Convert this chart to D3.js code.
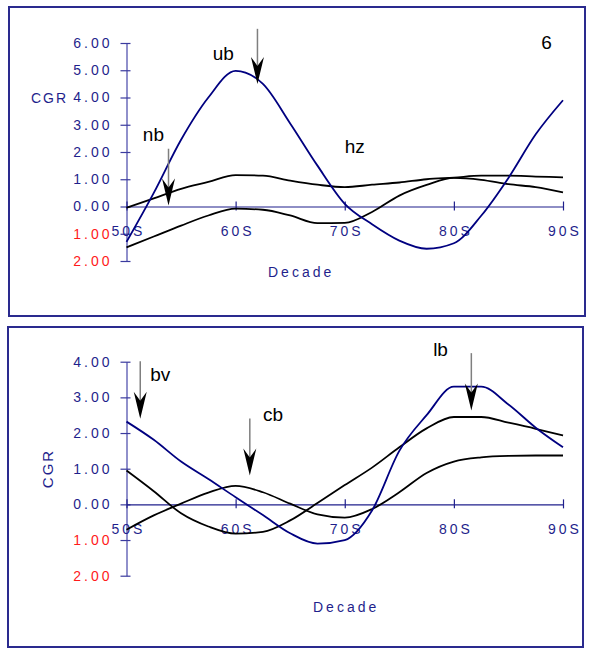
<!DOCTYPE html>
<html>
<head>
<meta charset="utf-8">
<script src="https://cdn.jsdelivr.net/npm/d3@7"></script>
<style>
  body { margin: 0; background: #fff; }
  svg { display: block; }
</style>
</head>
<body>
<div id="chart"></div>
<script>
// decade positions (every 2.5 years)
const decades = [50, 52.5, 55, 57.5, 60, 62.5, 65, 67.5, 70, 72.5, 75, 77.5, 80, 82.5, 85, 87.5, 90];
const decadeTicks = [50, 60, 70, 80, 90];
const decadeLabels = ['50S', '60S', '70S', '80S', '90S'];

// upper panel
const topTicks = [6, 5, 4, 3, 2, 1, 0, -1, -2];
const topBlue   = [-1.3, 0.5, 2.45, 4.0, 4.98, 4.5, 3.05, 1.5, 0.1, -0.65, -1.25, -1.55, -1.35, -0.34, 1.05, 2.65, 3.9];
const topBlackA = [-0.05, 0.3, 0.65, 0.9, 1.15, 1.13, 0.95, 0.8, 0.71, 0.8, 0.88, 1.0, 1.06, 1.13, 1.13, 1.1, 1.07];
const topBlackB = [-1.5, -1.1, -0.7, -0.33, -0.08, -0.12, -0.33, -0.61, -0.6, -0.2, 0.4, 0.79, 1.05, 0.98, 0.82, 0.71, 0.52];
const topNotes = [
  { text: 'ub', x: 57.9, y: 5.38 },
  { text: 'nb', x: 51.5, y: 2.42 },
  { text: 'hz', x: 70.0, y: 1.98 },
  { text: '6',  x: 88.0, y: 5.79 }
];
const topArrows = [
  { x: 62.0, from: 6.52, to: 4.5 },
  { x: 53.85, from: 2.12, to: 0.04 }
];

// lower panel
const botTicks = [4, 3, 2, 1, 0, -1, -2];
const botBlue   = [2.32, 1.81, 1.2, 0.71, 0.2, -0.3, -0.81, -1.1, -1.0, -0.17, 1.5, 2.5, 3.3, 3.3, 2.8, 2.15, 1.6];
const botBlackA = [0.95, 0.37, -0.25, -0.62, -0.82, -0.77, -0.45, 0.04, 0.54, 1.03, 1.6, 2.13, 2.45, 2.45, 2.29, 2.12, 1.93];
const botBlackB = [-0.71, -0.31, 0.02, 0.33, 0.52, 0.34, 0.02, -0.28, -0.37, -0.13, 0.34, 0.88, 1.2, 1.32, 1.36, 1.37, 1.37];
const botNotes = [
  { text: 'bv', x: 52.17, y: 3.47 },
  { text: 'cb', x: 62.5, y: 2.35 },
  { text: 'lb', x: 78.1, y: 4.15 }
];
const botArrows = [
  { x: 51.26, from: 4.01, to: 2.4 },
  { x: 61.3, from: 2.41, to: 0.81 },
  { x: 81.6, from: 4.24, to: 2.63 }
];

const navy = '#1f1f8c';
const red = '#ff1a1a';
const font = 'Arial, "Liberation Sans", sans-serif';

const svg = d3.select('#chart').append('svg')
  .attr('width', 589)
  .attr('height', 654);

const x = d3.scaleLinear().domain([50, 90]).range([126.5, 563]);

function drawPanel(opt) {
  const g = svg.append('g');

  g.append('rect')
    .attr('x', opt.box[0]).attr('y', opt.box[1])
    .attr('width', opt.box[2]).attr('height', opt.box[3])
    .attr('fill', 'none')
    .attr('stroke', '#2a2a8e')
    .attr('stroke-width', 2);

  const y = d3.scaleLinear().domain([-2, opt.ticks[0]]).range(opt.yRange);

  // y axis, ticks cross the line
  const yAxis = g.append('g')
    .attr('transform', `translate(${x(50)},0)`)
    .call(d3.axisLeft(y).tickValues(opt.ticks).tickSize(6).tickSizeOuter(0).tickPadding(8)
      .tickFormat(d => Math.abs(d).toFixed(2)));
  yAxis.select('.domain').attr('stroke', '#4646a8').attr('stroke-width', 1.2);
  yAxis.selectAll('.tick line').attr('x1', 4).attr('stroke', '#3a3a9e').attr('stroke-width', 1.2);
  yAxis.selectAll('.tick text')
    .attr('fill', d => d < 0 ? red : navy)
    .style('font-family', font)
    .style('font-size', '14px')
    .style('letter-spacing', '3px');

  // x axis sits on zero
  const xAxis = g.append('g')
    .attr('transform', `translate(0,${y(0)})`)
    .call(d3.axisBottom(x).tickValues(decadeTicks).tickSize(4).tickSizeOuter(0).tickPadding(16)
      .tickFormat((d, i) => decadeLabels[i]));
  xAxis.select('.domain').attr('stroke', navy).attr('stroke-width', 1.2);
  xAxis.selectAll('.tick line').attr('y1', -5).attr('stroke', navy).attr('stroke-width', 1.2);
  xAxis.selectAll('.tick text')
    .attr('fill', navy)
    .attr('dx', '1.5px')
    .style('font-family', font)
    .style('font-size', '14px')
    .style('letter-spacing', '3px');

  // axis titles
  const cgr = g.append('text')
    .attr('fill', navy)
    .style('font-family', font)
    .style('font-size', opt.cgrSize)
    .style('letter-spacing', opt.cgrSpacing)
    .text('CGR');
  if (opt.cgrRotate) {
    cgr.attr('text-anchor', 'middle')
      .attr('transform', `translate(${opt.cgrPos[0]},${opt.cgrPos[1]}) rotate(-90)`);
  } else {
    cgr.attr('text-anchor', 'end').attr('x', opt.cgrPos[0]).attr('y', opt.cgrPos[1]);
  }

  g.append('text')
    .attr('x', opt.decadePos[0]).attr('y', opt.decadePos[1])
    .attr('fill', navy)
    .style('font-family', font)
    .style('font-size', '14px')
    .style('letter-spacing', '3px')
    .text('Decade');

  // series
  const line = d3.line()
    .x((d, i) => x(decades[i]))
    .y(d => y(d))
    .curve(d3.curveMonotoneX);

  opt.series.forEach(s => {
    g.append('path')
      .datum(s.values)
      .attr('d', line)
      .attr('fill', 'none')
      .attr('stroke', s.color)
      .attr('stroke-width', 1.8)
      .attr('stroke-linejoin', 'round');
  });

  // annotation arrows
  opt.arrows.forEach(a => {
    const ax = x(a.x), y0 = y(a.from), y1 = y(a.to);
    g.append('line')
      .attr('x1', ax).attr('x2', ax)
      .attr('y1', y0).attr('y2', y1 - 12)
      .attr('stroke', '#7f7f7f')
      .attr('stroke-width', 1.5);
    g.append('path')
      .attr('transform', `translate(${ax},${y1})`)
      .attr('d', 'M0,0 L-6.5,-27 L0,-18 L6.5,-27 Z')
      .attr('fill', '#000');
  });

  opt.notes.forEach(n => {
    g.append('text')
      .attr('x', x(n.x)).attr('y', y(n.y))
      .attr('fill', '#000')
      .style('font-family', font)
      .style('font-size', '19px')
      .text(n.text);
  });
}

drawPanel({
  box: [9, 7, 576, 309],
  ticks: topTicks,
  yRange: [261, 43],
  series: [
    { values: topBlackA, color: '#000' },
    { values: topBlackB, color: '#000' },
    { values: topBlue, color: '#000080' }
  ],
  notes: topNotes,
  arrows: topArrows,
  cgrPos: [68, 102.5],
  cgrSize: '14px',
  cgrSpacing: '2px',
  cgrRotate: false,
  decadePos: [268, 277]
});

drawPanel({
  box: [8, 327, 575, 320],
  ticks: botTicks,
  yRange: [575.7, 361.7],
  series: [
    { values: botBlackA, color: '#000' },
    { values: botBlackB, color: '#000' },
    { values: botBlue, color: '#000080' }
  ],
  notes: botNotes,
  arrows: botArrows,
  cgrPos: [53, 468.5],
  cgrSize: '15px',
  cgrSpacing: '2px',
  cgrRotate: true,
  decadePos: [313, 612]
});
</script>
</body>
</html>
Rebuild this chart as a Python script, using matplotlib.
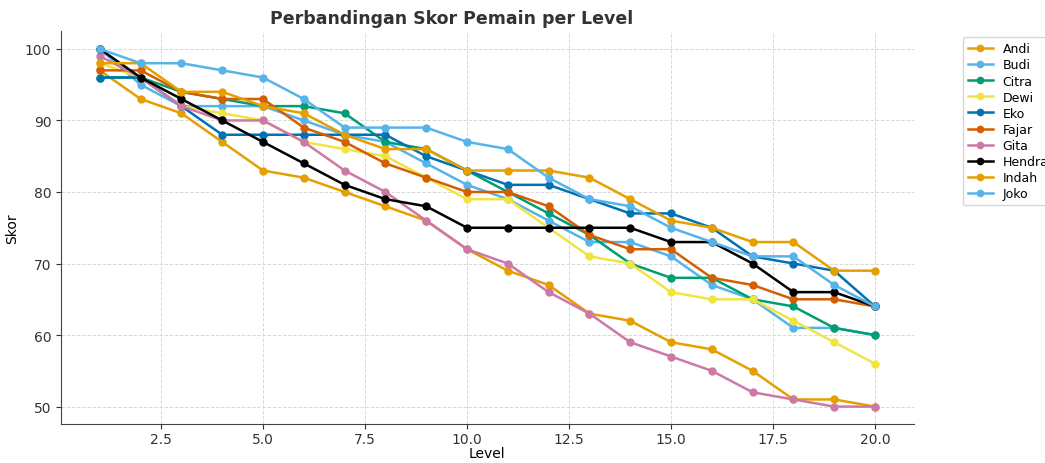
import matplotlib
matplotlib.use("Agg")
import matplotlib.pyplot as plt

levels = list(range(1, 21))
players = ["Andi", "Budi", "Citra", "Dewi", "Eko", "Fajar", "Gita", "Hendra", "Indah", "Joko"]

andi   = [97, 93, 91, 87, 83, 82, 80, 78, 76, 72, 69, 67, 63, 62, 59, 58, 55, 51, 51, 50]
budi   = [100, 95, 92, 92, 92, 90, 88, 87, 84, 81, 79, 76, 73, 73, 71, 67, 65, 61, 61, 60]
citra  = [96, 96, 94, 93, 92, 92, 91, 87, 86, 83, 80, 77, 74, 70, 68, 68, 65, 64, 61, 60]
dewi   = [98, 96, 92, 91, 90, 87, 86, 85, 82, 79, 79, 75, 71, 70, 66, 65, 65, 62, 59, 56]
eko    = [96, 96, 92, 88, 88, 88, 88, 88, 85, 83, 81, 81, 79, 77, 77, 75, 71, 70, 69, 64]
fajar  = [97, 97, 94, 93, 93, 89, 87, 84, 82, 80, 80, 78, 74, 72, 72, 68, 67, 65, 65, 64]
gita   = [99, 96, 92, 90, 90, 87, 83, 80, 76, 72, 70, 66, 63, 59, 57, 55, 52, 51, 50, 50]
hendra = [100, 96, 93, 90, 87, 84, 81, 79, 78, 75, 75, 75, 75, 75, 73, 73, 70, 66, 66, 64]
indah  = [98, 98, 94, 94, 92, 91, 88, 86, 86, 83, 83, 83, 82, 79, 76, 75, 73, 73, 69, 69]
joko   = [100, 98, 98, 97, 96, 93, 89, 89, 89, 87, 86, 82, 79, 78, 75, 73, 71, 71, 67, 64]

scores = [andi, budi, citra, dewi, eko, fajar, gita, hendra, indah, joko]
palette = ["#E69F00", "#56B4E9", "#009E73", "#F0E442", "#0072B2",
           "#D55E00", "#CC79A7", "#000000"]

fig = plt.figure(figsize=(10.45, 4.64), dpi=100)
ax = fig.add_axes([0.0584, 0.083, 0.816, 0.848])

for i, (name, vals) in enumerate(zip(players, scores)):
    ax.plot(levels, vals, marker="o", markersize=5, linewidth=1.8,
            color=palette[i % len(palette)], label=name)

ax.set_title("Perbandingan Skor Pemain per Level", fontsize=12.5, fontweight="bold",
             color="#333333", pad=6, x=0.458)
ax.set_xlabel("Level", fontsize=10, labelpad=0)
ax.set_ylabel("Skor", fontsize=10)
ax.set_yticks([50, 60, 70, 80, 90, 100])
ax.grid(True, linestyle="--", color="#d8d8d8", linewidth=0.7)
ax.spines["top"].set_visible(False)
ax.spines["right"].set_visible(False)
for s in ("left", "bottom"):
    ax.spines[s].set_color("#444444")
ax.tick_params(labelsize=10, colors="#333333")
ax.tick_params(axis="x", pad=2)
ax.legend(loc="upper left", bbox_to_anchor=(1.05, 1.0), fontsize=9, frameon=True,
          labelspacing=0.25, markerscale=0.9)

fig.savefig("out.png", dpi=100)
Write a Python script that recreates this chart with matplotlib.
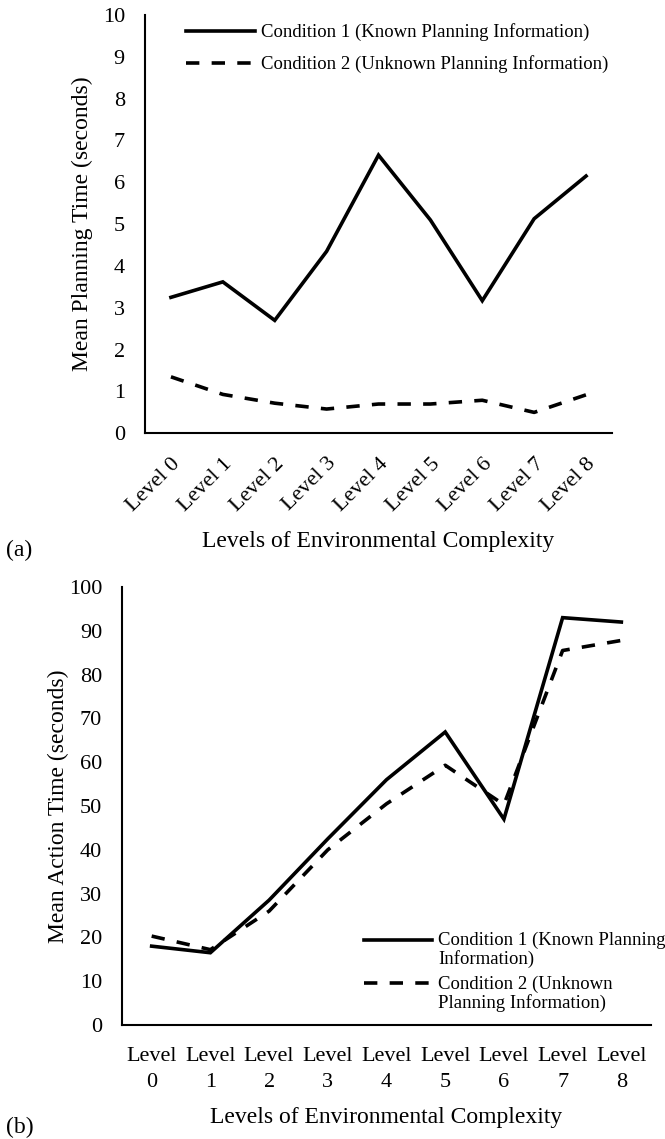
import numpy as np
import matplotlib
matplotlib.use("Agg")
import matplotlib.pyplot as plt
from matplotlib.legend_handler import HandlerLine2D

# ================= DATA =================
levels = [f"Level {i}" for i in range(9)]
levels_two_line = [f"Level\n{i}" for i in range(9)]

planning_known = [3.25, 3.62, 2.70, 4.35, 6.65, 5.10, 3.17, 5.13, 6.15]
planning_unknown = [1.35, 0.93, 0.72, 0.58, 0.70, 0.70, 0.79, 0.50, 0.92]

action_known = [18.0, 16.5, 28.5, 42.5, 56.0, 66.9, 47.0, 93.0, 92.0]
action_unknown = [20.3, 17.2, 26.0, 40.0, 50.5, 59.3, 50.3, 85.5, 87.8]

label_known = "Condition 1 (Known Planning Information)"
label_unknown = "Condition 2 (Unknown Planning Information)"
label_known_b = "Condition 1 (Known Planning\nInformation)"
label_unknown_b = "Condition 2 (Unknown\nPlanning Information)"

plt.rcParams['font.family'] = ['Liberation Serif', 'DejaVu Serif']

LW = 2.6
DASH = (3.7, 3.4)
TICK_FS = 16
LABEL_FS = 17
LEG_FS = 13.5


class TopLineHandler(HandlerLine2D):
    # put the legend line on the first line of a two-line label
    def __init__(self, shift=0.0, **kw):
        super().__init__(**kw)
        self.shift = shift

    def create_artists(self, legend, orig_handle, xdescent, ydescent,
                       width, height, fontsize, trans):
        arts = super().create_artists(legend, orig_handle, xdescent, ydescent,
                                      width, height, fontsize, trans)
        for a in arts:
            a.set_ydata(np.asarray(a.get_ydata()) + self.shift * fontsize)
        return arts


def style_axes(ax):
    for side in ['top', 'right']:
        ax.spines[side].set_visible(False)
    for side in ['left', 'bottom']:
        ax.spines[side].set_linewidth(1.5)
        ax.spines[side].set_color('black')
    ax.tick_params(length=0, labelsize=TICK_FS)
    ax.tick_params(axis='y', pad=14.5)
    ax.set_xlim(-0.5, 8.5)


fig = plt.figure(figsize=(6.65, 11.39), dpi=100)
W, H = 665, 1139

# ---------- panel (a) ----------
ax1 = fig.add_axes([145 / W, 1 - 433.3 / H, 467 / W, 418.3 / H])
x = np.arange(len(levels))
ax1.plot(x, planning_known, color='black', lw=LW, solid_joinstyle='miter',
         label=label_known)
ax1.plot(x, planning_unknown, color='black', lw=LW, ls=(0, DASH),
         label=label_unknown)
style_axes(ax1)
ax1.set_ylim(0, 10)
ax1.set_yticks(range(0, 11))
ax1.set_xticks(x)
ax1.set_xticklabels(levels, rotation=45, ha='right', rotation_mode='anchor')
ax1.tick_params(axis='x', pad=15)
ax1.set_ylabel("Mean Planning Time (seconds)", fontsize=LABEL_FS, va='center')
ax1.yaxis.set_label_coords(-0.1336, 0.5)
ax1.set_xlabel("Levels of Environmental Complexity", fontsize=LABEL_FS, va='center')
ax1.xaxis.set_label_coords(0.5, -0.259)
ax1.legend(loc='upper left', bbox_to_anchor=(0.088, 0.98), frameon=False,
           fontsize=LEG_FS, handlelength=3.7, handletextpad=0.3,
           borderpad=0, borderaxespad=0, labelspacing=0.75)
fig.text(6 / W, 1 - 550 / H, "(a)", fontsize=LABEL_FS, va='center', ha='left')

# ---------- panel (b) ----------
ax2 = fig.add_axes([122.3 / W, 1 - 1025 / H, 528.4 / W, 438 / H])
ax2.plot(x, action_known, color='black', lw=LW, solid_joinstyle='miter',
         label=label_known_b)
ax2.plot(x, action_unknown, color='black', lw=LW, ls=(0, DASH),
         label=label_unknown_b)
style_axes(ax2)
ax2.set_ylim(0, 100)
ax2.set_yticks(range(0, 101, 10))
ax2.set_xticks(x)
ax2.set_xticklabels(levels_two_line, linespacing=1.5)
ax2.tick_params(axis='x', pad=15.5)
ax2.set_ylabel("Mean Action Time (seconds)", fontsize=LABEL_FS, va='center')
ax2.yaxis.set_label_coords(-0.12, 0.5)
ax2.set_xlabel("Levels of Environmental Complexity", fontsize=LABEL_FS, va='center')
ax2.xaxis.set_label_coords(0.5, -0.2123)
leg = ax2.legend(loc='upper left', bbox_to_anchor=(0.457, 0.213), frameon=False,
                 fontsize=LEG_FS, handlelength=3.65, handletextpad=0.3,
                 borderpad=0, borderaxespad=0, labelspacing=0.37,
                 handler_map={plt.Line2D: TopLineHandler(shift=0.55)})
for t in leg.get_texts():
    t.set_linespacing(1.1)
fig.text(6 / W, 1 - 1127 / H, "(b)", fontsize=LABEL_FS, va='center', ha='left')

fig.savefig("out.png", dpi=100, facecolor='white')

▶ [SET EXERCISE] Give back exactly the lines from the top of the records to the line containing "const decadeLabels = ['50S', '60S', '70S', '80S', '90S'];", both included, and no pictures.

▶ [ANSWER TO THIS EXERCISE]
Convert this chart to D3.js code.
<!DOCTYPE html>
<html>
<head>
<meta charset="utf-8">
<script src="https://cdn.jsdelivr.net/npm/d3@7"></script>
<style>
  body { margin: 0; background: #fff; }
  svg { display: block; }
</style>
</head>
<body>
<div id="chart"></div>
<script>
// decade positions (every 2.5 years)
const decades = [50, 52.5, 55, 57.5, 60, 62.5, 65, 67.5, 70, 72.5, 75, 77.5, 80, 82.5, 85, 87.5, 90];
const decadeTicks = [50, 60, 70, 80, 90];
const decadeLabels = ['50S', '60S', '70S', '80S', '90S'];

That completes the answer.